学习何处、何物及如何迁移：一种面向进化多任务优化的多角色强化学习方法 (Learning Where, What and How to Transfer: A Multi-Role Reinforcement Learning Approach for Evolutionary Multitasking)

Evolutionary multitasking (EMT) algorithms typically require tailored designs for knowledge transfer, in order to assure convergence and optimality in multitask optimization. In this paper, we explore designing a systematic and generalizable knowledge transfer policy through Reinforcement Learning. We first identify three major challenges: determining the task to transfer (where), the knowledge to be transferred (what) and the mechanism for the transfer (how). To address these challenges, we formulate a multi-role RL system where three (groups of) policy networks act as specialized agents: a task routing agent incorporates an attention-based similarity recognition module to determine source-target transfer pairs via attention scores; a knowledge control agent determines the proportion of elite solutions to transfer; and a group of strategy adaptation agents control transfer strength by dynamically controlling hyper-parameters in the underlying EMT framework. Through pre-training all network modules end-to-end over an augmented multitask problem distribution, a generalizable meta-policy is obtained. Comprehensive validation experiments show state-of-the-art performance of our method against representative baselines. Further in-depth analysis not only reveals the rationale behind our proposal but also provide insightful interpretations on what the system have learned.

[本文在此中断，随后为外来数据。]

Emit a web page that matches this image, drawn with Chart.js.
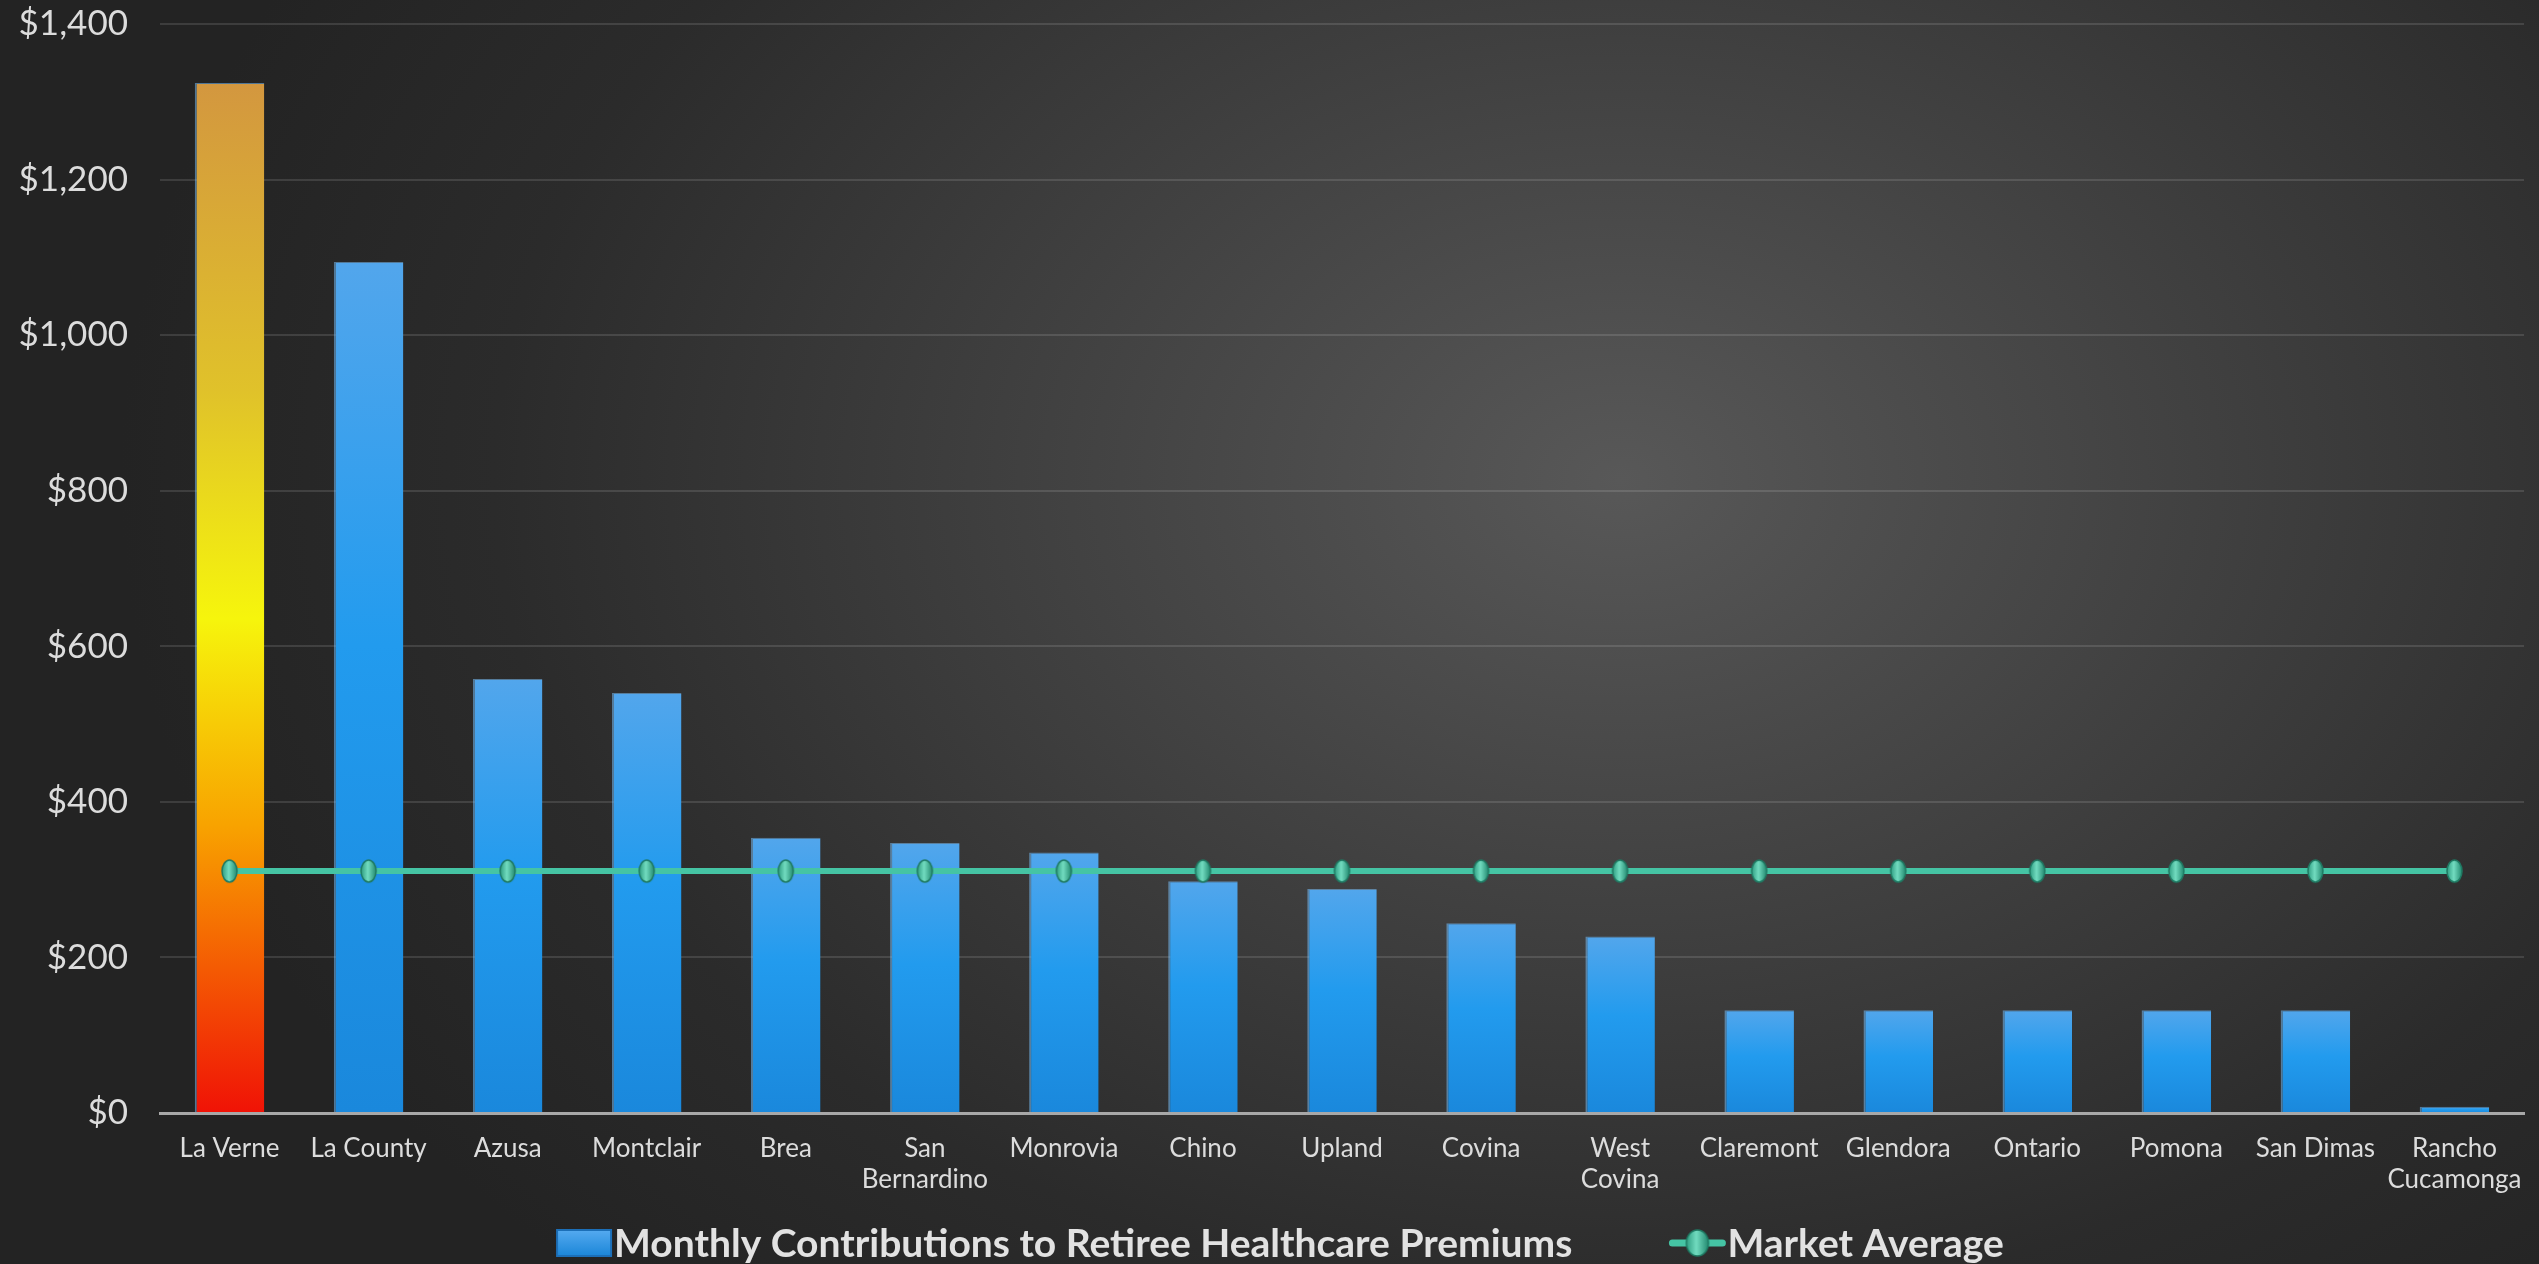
<!DOCTYPE html>
<html>
<head>
<meta charset="utf-8">
<script src="https://cdn.jsdelivr.net/npm/chart.js@4.4.1/dist/chart.umd.min.js"></script>
<style>
    html, body { margin: 0; padding: 0; }
    body {
        width: 2539px;
        height: 1264px;
        overflow: hidden;
        background: radial-gradient(ellipse 1500px 1100px at 1620px 480px, #585858 0%, #404040 40%, #2b2b2b 75%, #232323 100%);
    }
    #wrap { position: relative; width: 2539px; height: 1264px; }
</style>
</head>
<body>
<div id="wrap"><canvas id="retireeChart" width="2539" height="1264"></canvas></div>
<script>
const cities = [
    'La Verne', 'La County', 'Azusa', 'Montclair', 'Brea', ['San', 'Bernardino'],
    'Monrovia', 'Chino', 'Upland', 'Covina', ['West', 'Covina'], 'Claremont',
    'Glendora', 'Ontario', 'Pomona', 'San Dimas', ['Rancho', 'Cucamonga']
];
const monthlyContributions = [1324, 1094, 558, 540, 354, 347, 335, 298, 288, 244, 227, 132, 132, 132, 132, 132, 8];
const marketAverage = [311, 311, 311, 311, 311, 311, 311, 311, 311, 311, 311, 311, 311, 311, 311, 311, 311];
const yTicks = [0, 200, 400, 600, 800, 1000, 1200, 1400];

const barLabel = 'Monthly Contributions to Retiree Healthcare Premiums';
const lineLabel = 'Market Average';

document.addEventListener('DOMContentLoaded', function() {
    const ctx = document.getElementById('retireeChart').getContext('2d');

    function barColor(context) {
        const chart = context.chart;
        if (!chart.chartArea) {
            return '#2196e8';
        }
        const yScale = chart.scales.y;
        const top = yScale.getPixelForValue(context.raw || 0);
        const bottom = yScale.getPixelForValue(0);
        const g = chart.ctx.createLinearGradient(0, top, 0, Math.max(bottom, top + 1));
        if (context.dataIndex === 0) {
            // La Verne is highlighted with a warm gradient
            g.addColorStop(0, '#d3973f');
            g.addColorStop(0.3, '#e0c22a');
            g.addColorStop(0.52, '#f6f50c');
            g.addColorStop(0.72, '#f8a300');
            g.addColorStop(1, '#f01206');
        } else {
            g.addColorStop(0, '#52a6ec');
            g.addColorStop(0.45, '#229bee');
            g.addColorStop(1, '#1a88dc');
        }
        return g;
    }

    // oval marker used for the line points
    function makeMarker(w, h) {
        const c = document.createElement('canvas');
        c.width = w + 4;
        c.height = h + 4;
        const x = c.getContext('2d');
        const cx = c.width / 2, cy = c.height / 2;
        const g = x.createLinearGradient(cx - w / 2, 0, cx + w / 2, 0);
        g.addColorStop(0, '#2f9e82');
        g.addColorStop(0.45, '#72dcc0');
        g.addColorStop(1, '#238a70');
        x.fillStyle = g;
        x.beginPath();
        x.ellipse(cx, cy, w / 2, h / 2, 0, 0, Math.PI * 2);
        x.fill();
        x.strokeStyle = '#1f7a63';
        x.lineWidth = 1.5;
        x.stroke();
        return c;
    }
    const marker = makeMarker(15, 22);

    // legend drawn under the plot, like the original
    const bottomLegend = {
        id: 'bottomLegend',
        afterDraw(chart) {
            const c = chart.ctx;
            const y = 1243;
            c.save();
            c.font = 'bold 39px Lato';
            c.textBaseline = 'middle';
            c.fillStyle = '#e2e2e2';
            const w1 = c.measureText(barLabel).width;
            const w2 = c.measureText(lineLabel).width;
            const total = 54 + 4 + w1 + 96 + 58 + 2 + w2;
            let x = (chart.width - total) / 2 + 12;

            const g = c.createLinearGradient(0, y - 13, 0, y + 13);
            g.addColorStop(0, '#55aaf0');
            g.addColorStop(1, '#1b86d8');
            c.fillStyle = g;
            c.fillRect(x, y - 13, 54, 26);
            c.strokeStyle = '#1c6fb8';
            c.lineWidth = 2;
            c.strokeRect(x, y - 13, 54, 26);
            x += 57;
            c.fillStyle = '#e2e2e2';
            c.fillText(barLabel, x, y + 1);
            x += w1 + 96;

            c.strokeStyle = '#45c4a4';
            c.lineWidth = 7;
            c.lineCap = 'round';
            c.beginPath();
            c.moveTo(x + 4, y);
            c.lineTo(x + 54, y);
            c.stroke();
            const big = makeMarker(22, 26);
            c.drawImage(big, x + 29 - big.width / 2, y - big.height / 2);
            x += 59;
            c.fillStyle = '#e2e2e2';
            c.fillText(lineLabel, x, y + 1);
            c.restore();
        }
    };

    const chart = new Chart(ctx, {
        type: 'bar',
        data: {
            labels: cities,
            datasets: [
                {
                    type: 'line',
                    label: lineLabel,
                    data: marketAverage,
                    borderColor: '#45c4a4',
                    borderWidth: 6,
                    pointStyle: marker,
                    pointRadius: 9,
                    pointHoverRadius: 9,
                    tension: 0,
                    order: 0
                },
                {
                    type: 'bar',
                    label: barLabel,
                    data: monthlyContributions,
                    backgroundColor: barColor,
                    borderColor: 'rgba(120, 190, 245, 0.55)',
                    borderWidth: { left: 2, top: 1, right: 0, bottom: 0 },
                    borderSkipped: 'bottom',
                    barPercentage: 0.5,
                    categoryPercentage: 1.0,
                    order: 1
                }
            ]
        },
        options: {
            responsive: false,
            animation: false,
            devicePixelRatio: 1,
            layout: {
                padding: { top: 24, right: 8, bottom: 71, left: 0 }
            },
            scales: {
                x: {
                    afterFit: function(scale) {
                        scale.height = 80;
                    },
                    grid: { display: false },
                    border: { display: true, color: '#a8a8a8', width: 3 },
                    ticks: {
                        color: '#dcdcdc',
                        font: { family: 'Lato', size: 26 },
                        padding: 12,
                        maxRotation: 0,
                        autoSkip: false
                    }
                },
                y: {
                    min: 0,
                    max: 1400,
                    afterFit: function(scale) {
                        scale.width = 160;
                        // tick padding should only push labels sideways
                        scale.paddingTop = 0;
                        scale.paddingBottom = 0;
                    },
                    afterBuildTicks: function(scale) {
                        scale.ticks = yTicks.map(v => ({ value: v }));
                    },
                    grid: {
                        color: 'rgba(255, 255, 255, 0.12)',
                        lineWidth: 2,
                        drawTicks: false
                    },
                    border: { display: false },
                    ticks: {
                        color: '#dcdcdc',
                        font: { family: 'Lato', size: 35 },
                        padding: 32,
                        callback: function(value) {
                            return '$' + Number(value).toLocaleString('en-US');
                        }
                    }
                }
            },
            plugins: {
                tooltip: { enabled: false },
                legend: { display: false }
            }
        },
        plugins: [bottomLegend]
    });
});
</script>
</body>
</html>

翻译：进化多任务（EMT）算法通常需要针对知识迁移进行定制化设计，以确保多任务优化中的收敛性与最优性。本文探索通过强化学习设计一种系统化且可泛化的知识迁移策略。我们首先识别出三大挑战：确定迁移任务（何处）、待迁移知识（何物）以及迁移机制（如何）。为应对这些挑战，我们构建了一个多角色强化学习系统，其中三组策略网络作为专用智能体运作：任务路由智能体通过集成基于注意力的相似性识别模块，依据注意力分数确定源-目标迁移对；知识控制智能体决定待迁移精英解的比例；策略自适应智能体组通过动态调控底层EMT框架中的超参数来控制迁移强度。通过在增强的多任务问题分布上对所有网络模块进行端到端预训练，我们获得了一个可泛化的元策略。综合验证实验表明，相较于代表性基线方法，本方法取得了最先进的性能。进一步的深入分析不仅揭示了本方案的设计原理，还对其学习到的系统行为提供了具有洞察力的解释。